Lesmasurier is on the development team, a group of five promising skiers believed to be the future of American competitive skiing.

It takes sacrifice to develop that degree of skill by the age of 19, and Lesmasurier began paying her dues when she was barely out of kindergarten. She began skiing as a six-year-old, and by the time she was eight, her family was enthusiastic enough to relocate to Wintergreen in order to train Lesley and her older sister Jane, also an accomplished skier.

At Wintergreen Lesley helped start a six-member racing team that has since mushroomed into a huge institution with nearly 100 participants. In ninth grade, she left for Vermont for an intense training regimen at the famed Burke Mountain Academy.

Former Burke coach John Hale, now working for the U.S. Olympic Committee, trained Lesmasurier during her sophomore and junior years, cultivating the seeds of athletic prowess that are sprouting today.

"Being from Virginia, I think that it was definitely intimidating, skiing and racing at a national level," he says.

However, starting in Virginia may have worked in her favor. "With the northern kids," she explains, "it's so intense that most of them end up burning out by the time they're 15 or 16."

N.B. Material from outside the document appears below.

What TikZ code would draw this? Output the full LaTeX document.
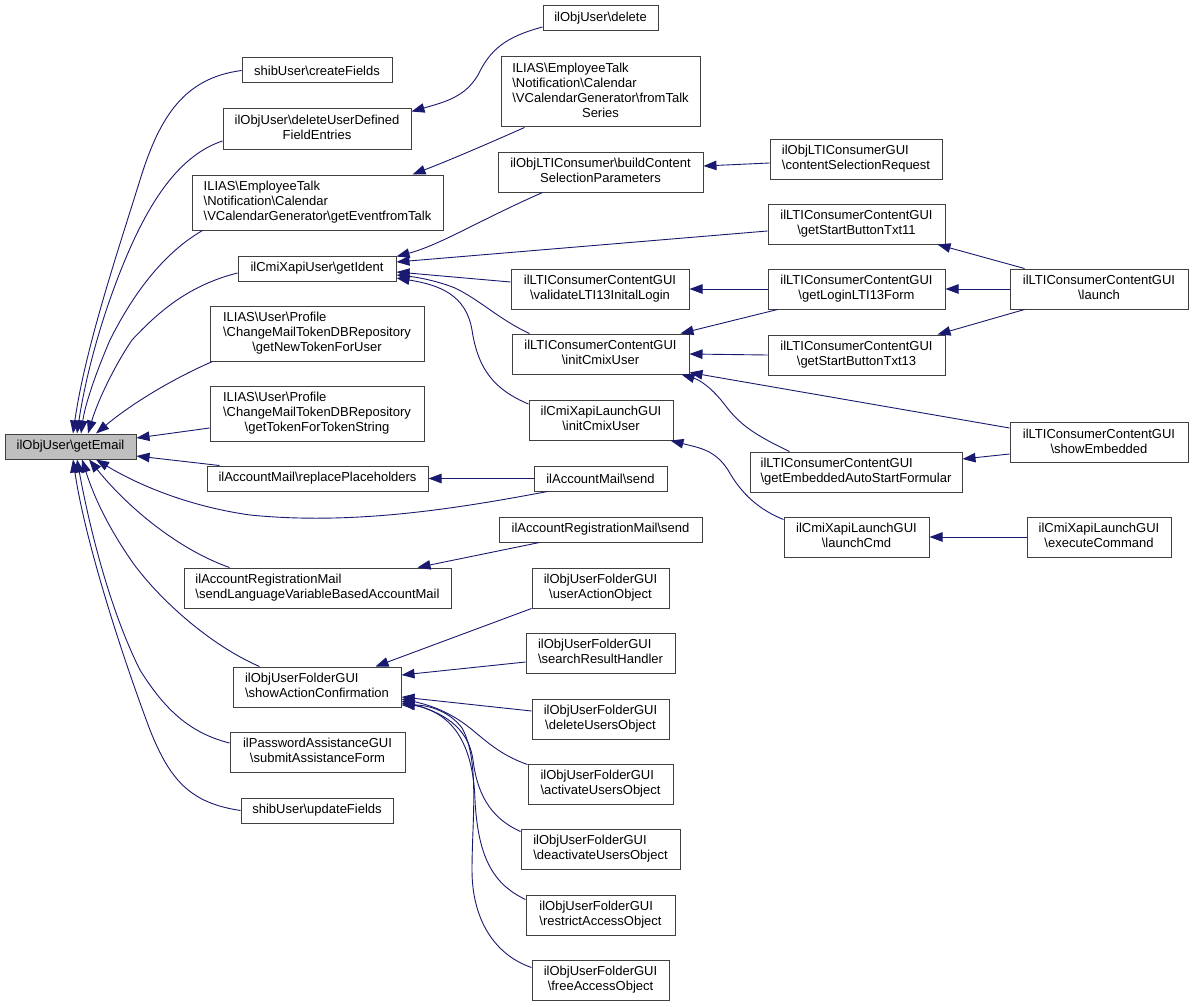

Lesmasurier ended up getting serious and leaving for Burke Mountain at an age when many of her would-be rivals were throwing in the towel. "Without Wintergreen, I wouldn't be where I am right now," she says, "It was a great place to learn and to grow up."

Now, having been identified as a potential champion, she's gearing up for a two-planked Continental rampage. She leaves later this month to attend the European Cups, a string of races that could lead to international competition and perhaps eventually even to the Olympics.

"She's pretty intense," says teammate Katie Hitchcock, "You kind of have to be like, 'Lesley, settle down.' She puts on her iPod and listens to it by herself in the corner. It's pretty funny."

With so much on the line, she probably has "Eye of the Tiger" on infinite repeat.